Correct on Device 0, Incorrect on others

Howdy,

I have a code similar to that outlined below. When I specify device 0 (via cudaSetDevice()), everything works fine. When I specify any other device, the code “runs to completion” but gives random incorrect answers, Other codes I have written continue to run just fine on the other devices.

Pseudocode:

[codebox]

for(i=0;i<numunknowns;++i)

{

zerovec<<<(length/THREAD_CNT)+1,THREAD_CNT>>>(Atmp,length); //a kernel that just zeros out the array Atmp

cudaThreadSynchronize();

fillAtmp<<<dimGrid,THREAD_CNT>>>(Atmp, extra data); //a busy function that fills Atmp with some data, nothing too weird going on here though, no use of shared mem, no divergent branches (according to cudaprof)

cudaThreadSynchronize();

fillA<<dimGrid2,THREAD_CNT>>>(A, Atmp, extra data); //a simple kernel that sums up columns of Atmp and inserts those results along the columns of matrix A

cudaThreadSynchronize();

}

[/codebox]

To me, the loop (and the kernels) seem very straightforward. I don’t understand what I’m doing that would cause some dependence on device number.

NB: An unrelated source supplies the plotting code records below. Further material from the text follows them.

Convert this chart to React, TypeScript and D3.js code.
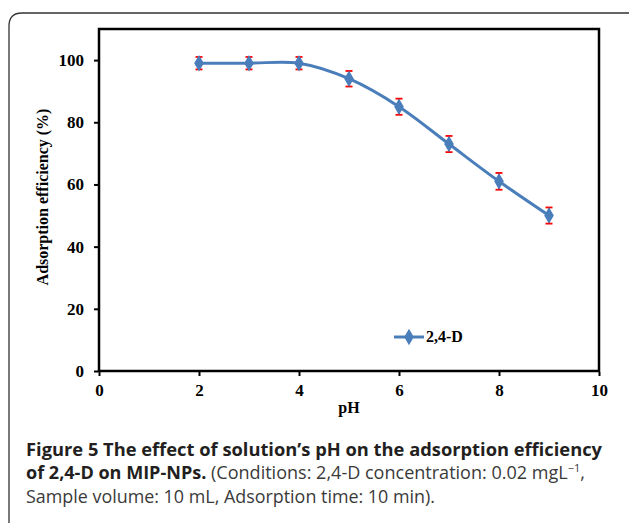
import React, { useEffect, useRef } from 'react';
import * as d3 from 'd3';

const phValues = [2, 3, 4, 5, 6, 7, 8, 9];
const efficiency = [99, 99, 99, 94, 85, 73, 61, 50];
const errors = [2, 2, 2, 2.5, 2.6, 2.6, 2.7, 2.6];
const xTicks = [0, 2, 4, 6, 8, 10];
const yTicks = [0, 20, 40, 60, 80, 100];
const seriesName = '2,4-D';

const W = 629;
const H = 523;
const serif = '"Liberation Serif", "Times New Roman", serif';
const sans = '"Open Sans", "Noto Sans", sans-serif';
const blue = '#4a7ebb';

const App = () => {
  const xAxisRef = useRef<SVGGElement>(null);
  const yAxisRef = useRef<SVGGElement>(null);

  const x = d3.scaleLinear().domain([0, 10]).range([99, 599]);
  const y = d3.scaleLinear().domain([0, 110]).range([371, 29]);

  const points = phValues.map((p, i) => ({ p, v: efficiency[i], e: errors[i] }));

  const line = d3.line<{ p: number; v: number }>()
    .x((d) => x(d.p))
    .y((d) => y(d.v))
    .curve(d3.curveCatmullRom.alpha(0));

  const diamond = d3.symbol().type(d3.symbolDiamond).size(80)();

  useEffect(() => {
    const styleAxis = (g: any) => {
      g.select('.domain').remove();
      g.selectAll('line').attr('stroke', '#000').attr('stroke-width', 2);
      g.selectAll('text')
        .attr('font-family', serif)
        .attr('font-weight', 'bold')
        .attr('font-size', 17)
        .attr('fill', '#000');
    };
    d3.select(xAxisRef.current)
      .call(d3.axisBottom(x).tickValues(xTicks).tickSize(4).tickSizeOuter(0).tickPadding(8) as any)
      .call(styleAxis);
    d3.select(yAxisRef.current)
      .call(d3.axisLeft(y).tickValues(yTicks).tickSize(4).tickSizeOuter(0).tickPadding(10) as any)
      .call(styleAxis);
  }, []);

  return (
    <svg width={W} height={H} style={{ position: 'absolute', left: 0, top: 0, background: '#fff' }}>
      <path
        d="M9,528 L9,26 Q9,13 22,13 L640,13"
        fill="none"
        stroke="#333"
        strokeWidth={1.3}
      />
      <rect x={99} y={29} width={500} height={342} fill="none" stroke="#000" strokeWidth={2.5} />
      <g ref={xAxisRef} transform="translate(0,372)" />
      <g ref={yAxisRef} transform="translate(98,0)" />

      <path d={line(points) || ''} fill="none" stroke={blue} strokeWidth={3} />
      {points.map((d, i) => (
        <g key={i}>
          <line x1={x(d.p)} x2={x(d.p)} y1={y(d.v + d.e)} y2={y(d.v - d.e)} stroke="#ff0000" strokeWidth={1.6} />
          <line x1={x(d.p) - 3.5} x2={x(d.p) + 3.5} y1={y(d.v + d.e)} y2={y(d.v + d.e)} stroke="#ff0000" strokeWidth={1.8} />
          <line x1={x(d.p) - 3.5} x2={x(d.p) + 3.5} y1={y(d.v - d.e)} y2={y(d.v - d.e)} stroke="#ff0000" strokeWidth={1.8} />
          <path d={diamond || ''} transform={`translate(${x(d.p)},${y(d.v)})`} fill={blue} />
        </g>
      ))}

      {/* legend */}
      <g transform="translate(394,337)">
        <line x1={0} x2={30} y1={0} y2={0} stroke={blue} strokeWidth={3} />
        <path d={diamond || ''} transform="translate(15,0)" fill={blue} />
        <text x={32} y={5} fontFamily={serif} fontWeight="bold" fontSize={16}>{seriesName}</text>
      </g>

      <text
        transform="translate(48,197) rotate(-90)"
        textAnchor="middle"
        fontFamily={serif}
        fontWeight="bold"
        fontSize={16}
      >
        Adsorption efficiency (%)
      </text>
      <text x={349} y={413} textAnchor="middle" fontFamily={serif} fontWeight="bold" fontSize={16}>pH</text>

      <g fontFamily={sans} fontSize={18} fill="#231f20">
        <text x={26} y={456} fontWeight="bold" textLength={576} lengthAdjust="spacingAndGlyphs">
          Figure 5 The effect of solution’s pH on the adsorption efficiency
        </text>
        <text x={26} y={479} textLength={559} lengthAdjust="spacingAndGlyphs">
          <tspan fontWeight="bold">of 2,4-D on MIP-NPs.</tspan>
          <tspan fill="#3a3a3a"> (Conditions: 2,4-D concentration: 0.02 mgL</tspan>
          <tspan fill="#3a3a3a" fontSize={11} dy={-7}>−1</tspan>
          <tspan fill="#3a3a3a" dy={7}>,</tspan>
        </text>
        <text x={26} y={503} fill="#3a3a3a" textLength={409} lengthAdjust="spacingAndGlyphs">
          Sample volume: 10 mL, Adsorption time: 10 min).
        </text>
      </g>
    </svg>
  );
};

export default App;
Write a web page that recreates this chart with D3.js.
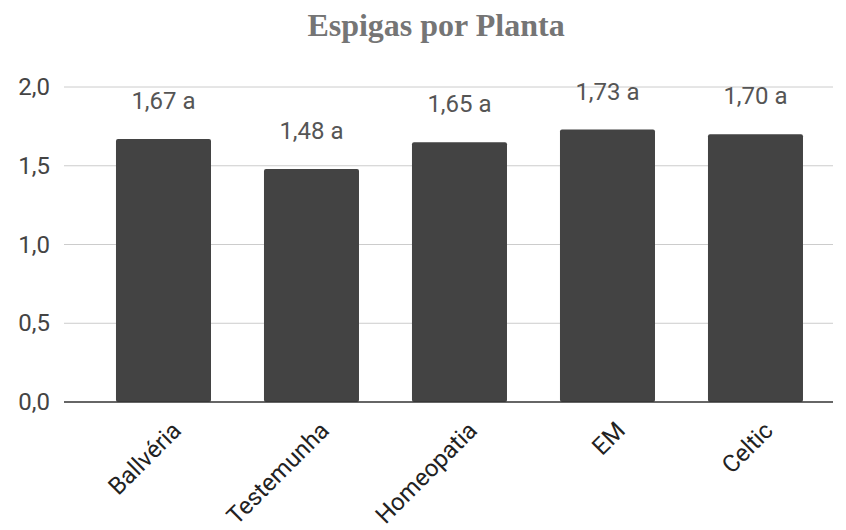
<!DOCTYPE html>
<html>
<head>
<meta charset="utf-8">
<script src="https://cdn.jsdelivr.net/npm/d3@7"></script>
<style>
  body { margin: 0; background: #fff; }
  text { font-family: Roboto, "Liberation Sans", sans-serif; }
</style>
</head>
<body>
<div id="chart"></div>
<script>
var categories = ["Ballvéria", "Testemunha", "Homeopatia", "EM", "Celtic"];
var values = [1.67, 1.48, 1.65, 1.73, 1.70];
var letters = ["a", "a", "a", "a", "a"];
var yTicks = [0, 0.5, 1.0, 1.5, 2.0];

var W = 846, H = 530;
var plotLeft = 64, plotRight = 833, plotTop = 87, plotBottom = 402;

var fmt = function(v, n) { return v.toFixed(n).replace(".", ","); };

var svg = d3.select("#chart").append("svg")
  .attr("width", W)
  .attr("height", H);

var x = d3.scaleBand()
  .domain(categories)
  .range([plotLeft, plotRight])
  .paddingInner(0.358)
  .paddingOuter(0.277)
  .align(0.634);

var y = d3.scaleLinear().domain([0, 2]).range([plotBottom, plotTop]);

// title
svg.append("text")
  .attr("x", 436)
  .attr("y", 36)
  .attr("text-anchor", "middle")
  .style("font-family", "'Liberation Serif', 'DejaVu Serif', serif")
  .style("font-weight", "bold")
  .style("font-size", "32px")
  .attr("fill", "#757575")
  .text("Espigas por Planta");

// grid
svg.append("g")
  .selectAll("line")
  .data(yTicks.filter(function(d) { return d > 0; }))
  .join("line")
  .attr("x1", plotLeft).attr("x2", plotRight)
  .attr("y1", function(d) { return y(d); })
  .attr("y2", function(d) { return y(d); })
  .attr("stroke", "#cccccc")
  .attr("stroke-width", 1);

// y tick labels
svg.append("g")
  .selectAll("text")
  .data(yTicks)
  .join("text")
  .attr("x", 50)
  .attr("y", function(d) { return y(d) + 8; })
  .attr("text-anchor", "end")
  .style("font-size", "24px")
  .attr("fill", "#444")
  .text(function(d) { return fmt(d, 1); });

// bars
svg.append("g")
  .selectAll("rect")
  .data(values)
  .join("rect")
  .attr("x", function(d, i) { return x(categories[i]); })
  .attr("y", function(d) { return y(d); })
  .attr("width", x.bandwidth())
  .attr("height", function(d) { return plotBottom - y(d); })
  .attr("rx", 2)
  .attr("fill", "#434343");

// baseline
svg.append("line")
  .attr("x1", plotLeft).attr("x2", plotRight)
  .attr("y1", plotBottom).attr("y2", plotBottom)
  .attr("stroke", "#333")
  .attr("stroke-width", 1.5);

// value labels
svg.append("g")
  .selectAll("text")
  .data(values)
  .join("text")
  .attr("x", function(d, i) { return x(categories[i]) + x.bandwidth() / 2; })
  .attr("y", function(d) { return y(d) - 30; })
  .attr("text-anchor", "middle")
  .style("font-size", "24px")
  .attr("fill", "#555")
  .text(function(d, i) { return fmt(d, 2) + " " + letters[i]; });

// x labels
svg.append("g")
  .selectAll("text")
  .data(categories)
  .join("text")
  .attr("transform", function(d) {
    return "translate(" + (x(d) + x.bandwidth() / 2 + 19) + "," + (plotBottom + 30) + ") rotate(-45)";
  })
  .attr("text-anchor", "end")
  .style("font-size", "24px")
  .attr("fill", "#222")
  .text(function(d) { return d; });
</script>
</body>
</html>
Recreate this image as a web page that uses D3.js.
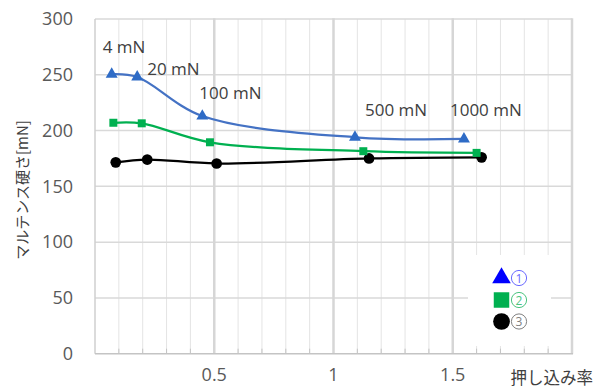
<!DOCTYPE html>
<html>
<head>
<meta charset="utf-8">
<script src="https://cdn.jsdelivr.net/npm/d3@7"></script>
<style>
  html, body { margin: 0; padding: 0; background: #fff; }
  svg { display: block; }
</style>
</head>
<body>
<svg id="chart" width="602" height="388"></svg>
<script>
// ---- data ----
const seriesNames = ["1", "2", "3"];
const x1 = [0.07, 0.177, 0.45, 1.09, 1.547];
const y1 = [250.5, 248, 213, 194, 192.5];
const x2 = [0.077, 0.196, 0.482, 1.125, 1.6];
const y2 = [207, 206.5, 189.5, 181.5, 180];
const x3 = [0.087, 0.219, 0.51, 1.149, 1.621];
const y3 = [171.5, 174, 170.5, 175, 176];
const loadLabels = ["4 mN", "20 mN", "100 mN", "500 mN", "1000 mN"];
const xTickLabels = [0.5, 1, 1.5];
const yTickLabels = [0, 50, 100, 150, 200, 250, 300];
const xTitle = "押し込み率";
const yTitle = "マルテンス硬さ[mN]";

// ---- layout ----
const svg = d3.select("#chart");
const L = 95, R = 572, T = 19, B = 353.7;
const x = d3.scaleLinear().domain([0, 2]).range([L, R]);
const y = d3.scaleLinear().domain([0, 300]).range([B, T]);
const numFont = "'Open Sans', 'Noto Sans', sans-serif";
const jpFont = "'Noto Sans CJK JP', 'Noto Sans', sans-serif";

// minor vertical grid
const minor = d3.range(1, 20).map(i => i / 10).filter(v => Math.abs(v * 2 - Math.round(v * 2)) > 1e-6);
svg.append("g").selectAll("line").data(minor).join("line")
  .attr("x1", d => x(d)).attr("x2", d => x(d))
  .attr("y1", y(300)).attr("y2", y(0))
  .attr("stroke", "#e4e4e4").attr("stroke-width", 1);

// horizontal grid
svg.append("g").selectAll("line").data(yTickLabels.filter(v => v > 0)).join("line")
  .attr("x1", L).attr("x2", R)
  .attr("y1", d => y(d)).attr("y2", d => y(d))
  .attr("stroke", "#d9d9d9").attr("stroke-width", 1.5);

// major vertical grid
svg.append("g").selectAll("line").data([0.5, 1, 1.5, 2]).join("line")
  .attr("x1", d => x(d)).attr("x2", d => x(d))
  .attr("y1", y(300) - 0.75).attr("y2", y(0))
  .attr("stroke", "#d6d6d6").attr("stroke-width", 2.5);

// minor ticks on axis
svg.append("g").selectAll("line").data(minor).join("line")
  .attr("x1", d => x(d)).attr("x2", d => x(d))
  .attr("y1", y(0) - 5).attr("y2", y(0))
  .attr("stroke", "#c4c4c4").attr("stroke-width", 1);

// axes lines
svg.append("line").attr("x1", L).attr("x2", L).attr("y1", y(300)).attr("y2", y(0))
  .attr("stroke", "#cfcfcf").attr("stroke-width", 1.5);
svg.append("line").attr("x1", L).attr("x2", R + 1).attr("y1", y(0)).attr("y2", y(0))
  .attr("stroke", "#c4c4c4").attr("stroke-width", 1.5);

// y tick labels
svg.append("g").selectAll("text").data(yTickLabels).join("text")
  .attr("x", 73).attr("y", d => y(d)).attr("dy", "0.35em")
  .attr("text-anchor", "end").attr("font-family", numFont).attr("font-size", 18)
  .attr("fill", "#595959").text(d => d);

// x tick labels
svg.append("g").selectAll("text").data(xTickLabels).join("text")
  .attr("x", d => x(d)).attr("y", 375).attr("dy", "0.35em")
  .attr("text-anchor", "middle").attr("font-family", numFont).attr("font-size", 18)
  .attr("fill", "#595959").text(d => d);

// axis titles
svg.append("text").attr("x", 593).attr("y", 378.5).attr("dy", "0.35em")
  .attr("text-anchor", "end").attr("font-family", jpFont).attr("font-size", 16.5)
  .attr("fill", "#404040").text(xTitle);
svg.append("text").attr("transform", "translate(23,190) rotate(-90)")
  .attr("dy", "0.35em").attr("text-anchor", "middle")
  .attr("font-family", jpFont).attr("font-size", 15)
  .attr("fill", "#404040").text(yTitle);

// series
const series = [
  { xs: x1, ys: y1, line: "#4472C4", mark: "#2E6BC6", sym: d3.symbolTriangle, size: 62 },
  { xs: x2, ys: y2, line: "#00B050", mark: "#00B050", sym: d3.symbolSquare, size: 64 },
  { xs: x3, ys: y3, line: "#000000", mark: "#000000", sym: d3.symbolCircle, size: 90 }
];
const lineGen = d3.line().x(d => x(d[0])).y(d => y(d[1])).curve(d3.curveCatmullRom.alpha(0.5));
series.slice().reverse().forEach(s => {
  const pts = s.xs.map((v, i) => [v, s.ys[i]]);
  svg.append("path").datum(pts).attr("d", lineGen)
    .attr("fill", "none").attr("stroke", s.line).attr("stroke-width", 2.25);
});
series.slice().reverse().forEach(s => {
  const pts = s.xs.map((v, i) => [v, s.ys[i]]);
  svg.append("g").selectAll("path").data(pts).join("path")
    .attr("d", d3.symbol().type(s.sym).size(s.size))
    .attr("transform", d => `translate(${x(d[0])},${y(d[1])})`)
    .attr("fill", s.mark);
});

// load labels, placed relative to series ① points
const labelOffsets = [[-9, -21], [10, -2], [-3, -17], [10, -21], [-14, -22.5]];
svg.append("g").selectAll("text").data(loadLabels).join("text")
  .attr("x", (d, i) => x(x1[i]) + labelOffsets[i][0])
  .attr("y", (d, i) => y(y1[i]) + labelOffsets[i][1])
  .attr("font-family", numFont).attr("font-size", 17)
  .attr("fill", "#404040").text(d => d);

// legend
const lg = svg.append("g");
lg.append("rect").attr("x", 468).attr("y", 255).attr("width", 83).attr("height", 91).attr("fill", "#fff");
const legendSyms = [
  { sym: d3.symbolTriangle, size: 150, fill: "#0000FF", txt: "#6B6BFF", cy: 278 },
  { sym: d3.symbolSquare, size: 240, fill: "#00B050", txt: "#4CC47F", cy: 300 },
  { sym: d3.symbolCircle, size: 220, fill: "#000000", txt: "#808080", cy: 321.5 }
];
lg.selectAll("path").data(legendSyms).join("path")
  .attr("d", d => d3.symbol().type(d.sym).size(d.size)())
  .attr("transform", d => `translate(501.5,${d.cy})`)
  .attr("fill", d => d.fill);
lg.selectAll("circle").data(legendSyms).join("circle")
  .attr("cx", 519).attr("cy", d => d.cy).attr("r", 7.6)
  .attr("fill", "none").attr("stroke", d => d.txt).attr("stroke-width", 1);
lg.selectAll("text").data(legendSyms).join("text")
  .attr("x", 519).attr("y", d => d.cy + 0.5).attr("dy", "0.35em")
  .attr("text-anchor", "middle").attr("font-family", numFont).attr("font-size", 12)
  .attr("fill", d => d.txt).text((d, i) => seriesNames[i]);
</script>
</body>
</html>
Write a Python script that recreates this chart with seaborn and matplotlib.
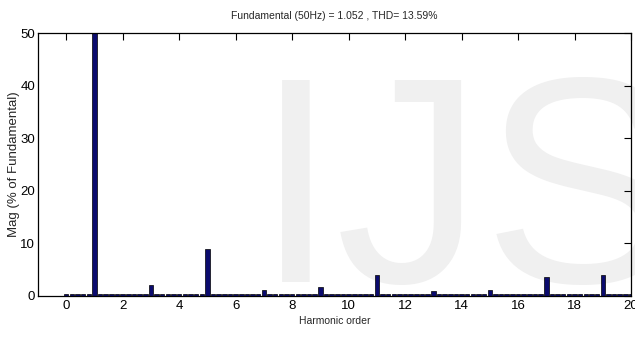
import numpy as np
import pandas as pd
import matplotlib
matplotlib.use("Agg")
import matplotlib.pyplot as plt
import seaborn as sns

# FFT bins, 10 Hz resolution -> 0.2 harmonic order steps
bin_order = np.round(np.arange(0, 20.01, 0.2), 1)

# magnitude (% of fundamental) per bin, 5 bins per harmonic unit
mag = [
    0.3, 0.3, 0.3, 0.3, 0.3,   # 0.0 - 0.8
    100.0, 0.3, 0.3, 0.3, 0.3,  # 1
    0.3, 0.3, 0.3, 0.3, 0.3,   # 2
    2.0, 0.3, 0.3, 0.3, 0.3,   # 3
    0.3, 0.3, 0.3, 0.3, 0.3,   # 4
    8.9, 0.3, 0.3, 0.3, 0.3,   # 5
    0.3, 0.3, 0.3, 0.3, 0.3,   # 6
    1.0, 0.3, 0.3, 0.3, 0.3,   # 7
    0.3, 0.3, 0.3, 0.3, 0.3,   # 8
    1.6, 0.3, 0.3, 0.3, 0.3,   # 9
    0.3, 0.3, 0.3, 0.3, 0.3,   # 10
    3.9, 0.3, 0.3, 0.3, 0.3,   # 11
    0.3, 0.3, 0.3, 0.3, 0.3,   # 12
    0.8, 0.3, 0.3, 0.3, 0.3,   # 13
    0.3, 0.3, 0.3, 0.3, 0.3,   # 14
    1.0, 0.3, 0.3, 0.3, 0.3,   # 15
    0.3, 0.3, 0.3, 0.3, 0.3,   # 16
    3.5, 0.3, 0.3, 0.3, 0.3,   # 17
    0.3, 0.3, 0.3, 0.3, 0.3,   # 18
    3.9, 0.3, 0.3, 0.3, 0.3,   # 19
    0.3,                       # 20
]

xticks = [0, 2, 4, 6, 8, 10, 12, 14, 16, 18, 20]
yticks = [0, 10, 20, 30, 40, 50]
title = "Fundamental (50Hz) = 1.052 , THD= 13.59%"

df = pd.DataFrame({"order": bin_order, "mag": mag})

sns.set_theme(style="white")
plt.rcParams["font.family"] = ["Liberation Sans", "DejaVu Sans"]

fig = plt.figure(figsize=(6.35, 3.37), dpi=100)
ax = fig.add_axes([0.0598, 0.1226, 0.9339, 0.7794])
ax.patch.set_alpha(0)

# watermark
fig.text(255 / 635, 1 - 282 / 337, "IJS", fontsize=212, color="#f0f0f0",
         va="baseline", ha="left", zorder=-10)

sns.barplot(data=df, x="order", y="mag", native_scale=True, width=0.8,
            color="#0b0b6e", edgecolor="black", linewidth=0.5, saturation=1, ax=ax)

ax.set_xlim(-1, 20)
ax.set_ylim(0, 50)
ax.set_xticks(xticks)
ax.set_yticks(yticks)
ax.tick_params(direction="in", length=5, width=0.8, top=True, right=True,
               labelsize=9.5, colors="black", pad=3)
ax.tick_params(axis="y", pad=2)
for s in ax.spines.values():
    s.set_color("black")
    s.set_linewidth(0.9)

ax.set_title(title, fontsize=7.5, pad=10)
ax.set_xlabel("Harmonic order", fontsize=7.5, labelpad=3)
ax.set_ylabel("Mag (% of Fundamental)", fontsize=9.5)
ax.yaxis.set_label_coords(-0.031, 0.5)

fig.savefig("out.png", dpi=100)
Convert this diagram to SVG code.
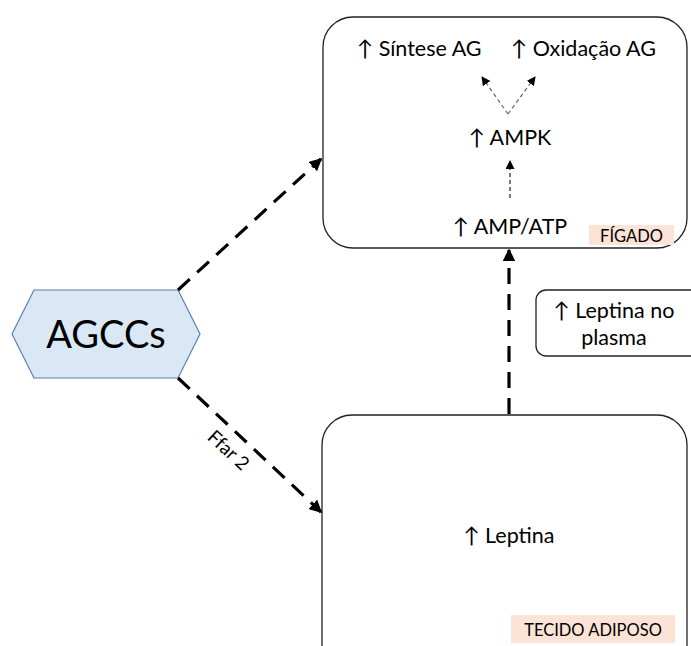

Things I have tried (not a complete list):

  1. I have verified this behavior on two different machines with different cards/hardware. Here are the specs:

Machine 1:

Linux x64, RHEL5, CUDA 2.3b

Device 0 & 1: GTX 295

Device 2: Tesla C1060

Device 3: Tesla C1060

Machine 2:

Linux x64, RHEL5, CUDA 2.3b

Device 0: GTX 285

  1. I have experimented with changing compute mode via nvidia-smi since we leave our cards in Exclusive mode usually.

  2. I have also tried CUDA 2.2 and 2.3b.

  3. Checked temperature of all the cards. Seem to hang around 70-75C.

  4. I know there were a number of other things but now I’m drawing a blank.

Blast! I have been struck by the curse of “figure out my problem as soon as I get done posting my question”. I rebooted my multicard machine and everything is working fine now. I would still be curious though if anyone has any thoughts on why this happened in the first place. Thanks.